Instead of ignoring the elephant in the room - the Cavaliers' need to win at least one more game to be bowl eligible for the first time since 2011 - Mendenhall finally acknowledged the situation hoping to help refocus his teetering team.
"The brutal fact is, yes, this is the case," the coach said. "This is what the rest of the season will look like, this is the quality of opponents, this is how we're playing, this is what we need to do to improve it. So now that hopefully we've said all that and got it out, now can we go back to preparing and playing the way we're capable of."
He'll find out whether embracing the situation worked when Virginia (5-3, 2-2 Atlantic Coast Conference) plays host to Georgia Tech (4-3, 3-2) in what could be a Coastal Division elimination game. Miami would clinch the division with a victory against Virginia Tech, but a Hurricanes' loss keeps the race wide open.
Mendenhall's team handled Georgia Tech and coach Paul Johnson's triple-option offense twice in as many tries when he was at BYU, and the Cavaliers played the Yellow Jackets tight last season before coming up short, 31-17 .

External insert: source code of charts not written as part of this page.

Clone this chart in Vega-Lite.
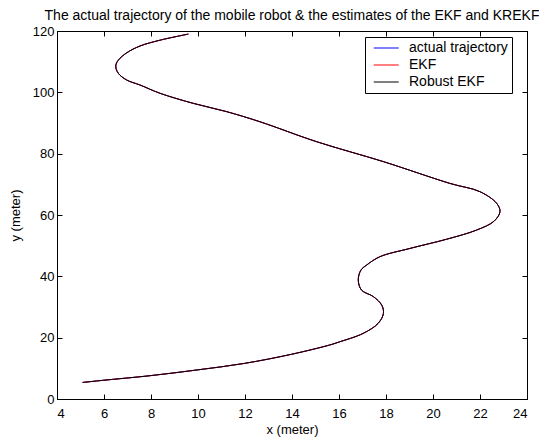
{
  "$schema": "https://vega.github.io/schema/vega-lite/v6.json",
  "width": 470,
  "height": 368,
  "autosize": "none",
  "padding": {"left": 57, "top": 31, "right": 12, "bottom": 40},
  "background": "white",
  "title": {"text": "The actual trajectory of the mobile robot & the estimates of the EKF and KREKF", "font": "Liberation Sans", "fontSize": 14, "fontWeight": "normal", "color": "black", "anchor": "middle", "offset": 2},
  "config": {
    "view": {"stroke": "black", "strokeWidth": 1},
    "axis": {"labelFont": "Liberation Sans", "labelFontSize": 13, "labelColor": "black", "titleFont": "Liberation Sans", "titleFontSize": 13, "titleFontWeight": "normal", "titleColor": "black", "domainColor": "black", "tickColor": "black", "grid": false, "tickSize": -5, "labelPadding": 8},
    "legend": {"labelFont": "Liberation Sans", "labelFontSize": 14, "labelColor": "black"}
  },
  "data": {"values": [
    {"i": 1, "x": 5.09, "y": 5.4},
    {"i": 2, "x": 5.97, "y": 6.1},
    {"i": 3, "x": 7.96, "y": 7.6},
    {"i": 4, "x": 9.99, "y": 9.5},
    {"i": 5, "x": 11.97, "y": 11.6},
    {"i": 6, "x": 13.99, "y": 14.6},
    {"i": 7, "x": 15.6, "y": 17.6},
    {"i": 8, "x": 15.97, "y": 18.5},
    {"i": 9, "x": 17.03, "y": 21.4},
    {"i": 10, "x": 17.67, "y": 24.7},
    {"i": 11, "x": 17.89, "y": 27.9},
    {"i": 12, "x": 17.82, "y": 30.6},
    {"i": 13, "x": 17.46, "y": 33.4},
    {"i": 14, "x": 16.96, "y": 35.5},
    {"i": 15, "x": 16.82, "y": 38.8},
    {"i": 16, "x": 16.93, "y": 42.0},
    {"i": 17, "x": 17.18, "y": 43.7},
    {"i": 18, "x": 17.74, "y": 46.4},
    {"i": 19, "x": 19.02, "y": 49.1},
    {"i": 20, "x": 20.58, "y": 52.1},
    {"i": 21, "x": 21.86, "y": 55.1},
    {"i": 22, "x": 22.6, "y": 58.0},
    {"i": 23, "x": 22.85, "y": 61.1},
    {"i": 24, "x": 22.71, "y": 63.8},
    {"i": 25, "x": 22.0, "y": 67.6},
    {"i": 26, "x": 20.72, "y": 70.3},
    {"i": 27, "x": 17.89, "y": 77.4},
    {"i": 28, "x": 15.05, "y": 83.9},
    {"i": 29, "x": 12.64, "y": 90.4},
    {"i": 30, "x": 11.22, "y": 93.7},
    {"i": 31, "x": 9.8, "y": 96.4},
    {"i": 32, "x": 8.38, "y": 99.7},
    {"i": 33, "x": 7.53, "y": 102.4},
    {"i": 34, "x": 6.97, "y": 104.0},
    {"i": 35, "x": 6.61, "y": 106.2},
    {"i": 36, "x": 6.5, "y": 108.6},
    {"i": 37, "x": 6.61, "y": 110.5},
    {"i": 38, "x": 6.97, "y": 112.9},
    {"i": 39, "x": 7.53, "y": 115.1},
    {"i": 40, "x": 8.38, "y": 117.0},
    {"i": 41, "x": 9.59, "y": 119.0}
  ]},
  "encoding": {
    "x": {"field": "x", "type": "quantitative", "scale": {"domain": [4, 24], "nice": false, "zero": false}},
    "y": {"field": "y", "type": "quantitative", "scale": {"domain": [0, 120], "nice": false}},
    "order": {"field": "i", "type": "quantitative"}
  },
  "layer": [
    {
      "mark": {"type": "line", "strokeWidth": 1, "interpolate": "catmull-rom"},
      "encoding": {
        "x": {"field": "x", "type": "quantitative", "title": "x (meter)", "axis": {"orient": "bottom", "values": [4, 6, 8, 10, 12, 14, 16, 18, 20, 22, 24], "labelPadding": 13, "titlePadding": 3}},
        "y": {"field": "y", "type": "quantitative", "title": "y (meter)", "axis": {"orient": "left", "values": [0, 20, 40, 60, 80, 100, 120], "titlePadding": 10}},
        "color": {"datum": "actual trajectory", "type": "nominal", "scale": {"domain": ["actual trajectory", "EKF", "Robust EKF"], "range": ["#0000ff", "#ff0000", "#000000"]}, "legend": {"title": null, "orient": "none", "legendX": 308, "legendY": 6, "symbolType": "M-0.36,0H3.64", "symbolSize": 156, "symbolStrokeWidth": 1, "strokeColor": "black", "fillColor": "white", "padding": 4, "rowPadding": 3, "labelOffset": 26, "cornerRadius": 0}}
      }
    },
    {
      "mark": {"type": "line", "strokeWidth": 1, "interpolate": "catmull-rom"},
      "encoding": {
        "x": {"field": "x", "type": "quantitative", "axis": null},
        "y": {"field": "y", "type": "quantitative", "axis": null},
        "color": {"datum": "EKF", "type": "nominal"}
      }
    },
    {
      "mark": {"type": "line", "strokeWidth": 1, "interpolate": "catmull-rom"},
      "encoding": {
        "x": {"field": "x", "type": "quantitative", "axis": null},
        "y": {"field": "y", "type": "quantitative", "axis": null},
        "color": {"datum": "Robust EKF", "type": "nominal"}
      }
    },
    {
      "mark": {"type": "line", "opacity": 0},
      "encoding": {
        "x": {"field": "x", "type": "quantitative", "axis": {"orient": "top", "values": [4, 6, 8, 10, 12, 14, 16, 18, 20, 22, 24], "labels": false, "title": null}},
        "y": {"field": "y", "type": "quantitative", "axis": {"orient": "right", "values": [0, 20, 40, 60, 80, 100, 120], "labels": false, "title": null}}
      }
    }
  ],
  "resolve": {"axis": {"x": "independent", "y": "independent"}}
}
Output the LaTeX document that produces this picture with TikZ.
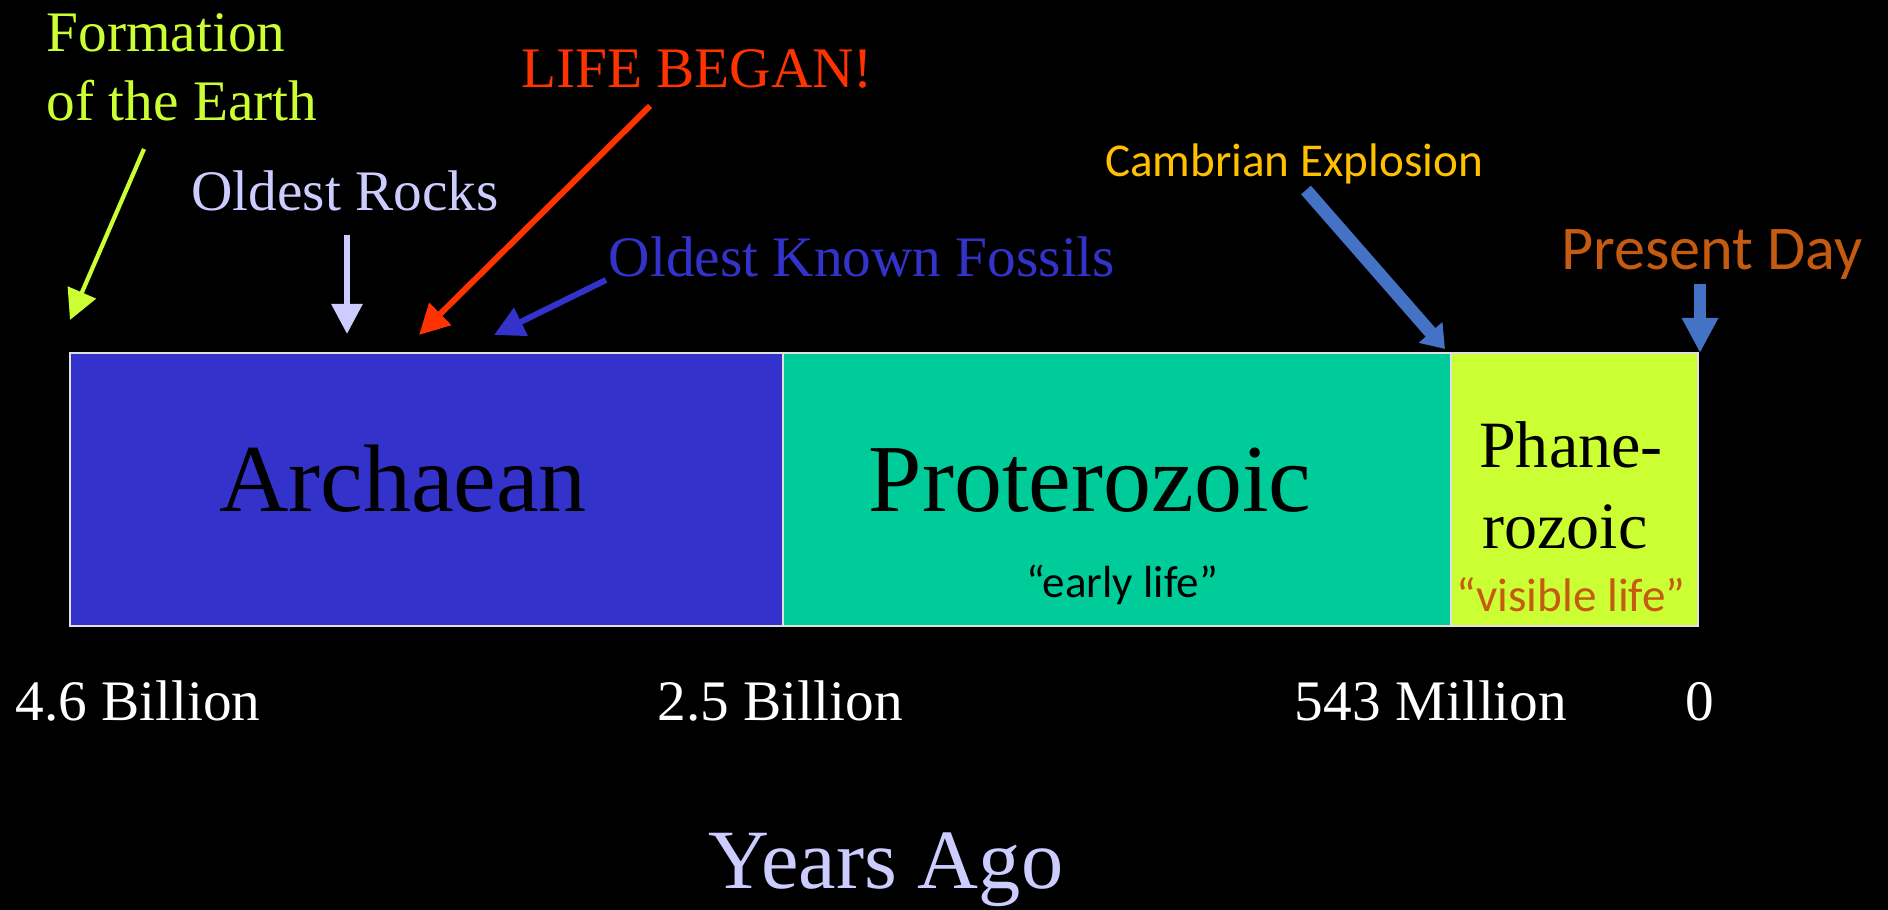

The Cavaliers appeared to have turned a corner when they started this season winning five of their first six, but with bowl eligibility there for the taking, they lost 41-10 at home to Boston College and 31-14 at Pitt.
"They came out of the gate really strong, and they kind of hit a buzz saw against BC, but BC has been playing well," Johnson said. "And then last week at Pitt, that game kind of got out of hand with the punt return."
The punt return was a 75-yard touchdown for Quadree Henderson, and gave the Panthers a 21-0 lead.
"I think it kind of changed the game. But yeah, I think they're better," Johnson said.
Here are some other things to watch when Georgia Tech visits Virginia on Saturday:
BIG PLAYS: The Cavaliers limited Georgia Tech to 199 rushing yards last season, but were done in by big plays. Marcus Marshall scored on a 67-yard run, Justin Thomas hit Clinton Lynch for a 54-yard scoring pass and Qua Searcy scored on a 60-yard run. Those three plays accounted for 181 of the Yellow Jackets' 321 yards of offense, and Lance Austin removed any chance of a Virginia comeback with a 24-yard interception return touchdown with 4:03 left.
GIMME THAT: Georgia Tech is the only team in the nation that has not thrown an interception, but the Yellow Jackets have fumbled the ball away 10 times and are minus two in turnover margin. The Cavaliers are plus three, but only because of a statistical oddity: they have recovered 12 of their own 13 fumbles this year.
PAGING BENKERT: Virginia quarterback Kurt Benkert has been very good in some games this season, but has been missing receivers with high throws of late and the offense has struggled. A banged-up throwing shoulder is partially the cause of his inaccuracy, but better pass protection would also help, as well as a few early downfield completions to open up the offense.
NUMBERS GAME: Georgia Tech is first in the ACC in rushing with 347.9 yards per game, and Virginia is last with 120.8. ... The Yellow Jackets are last in passing with 69.7 yards per game, and Virginia is seventh with 255.5. ... Both teams convert on third down at a high rate (Georgia Tech leads the ACC at 46.6 percent. Virginia is at 44.1 percent).
HISTORY LESSON: The series has featured some epic battles, none more important than the 1990 matchup. In that game, Scott Sisson kicked a 37-yard field goal with seven seconds left as the Yellow Jackets beat No. 1-ranked Virginia 41-38. Georgia Tech went on to win the national championship that year.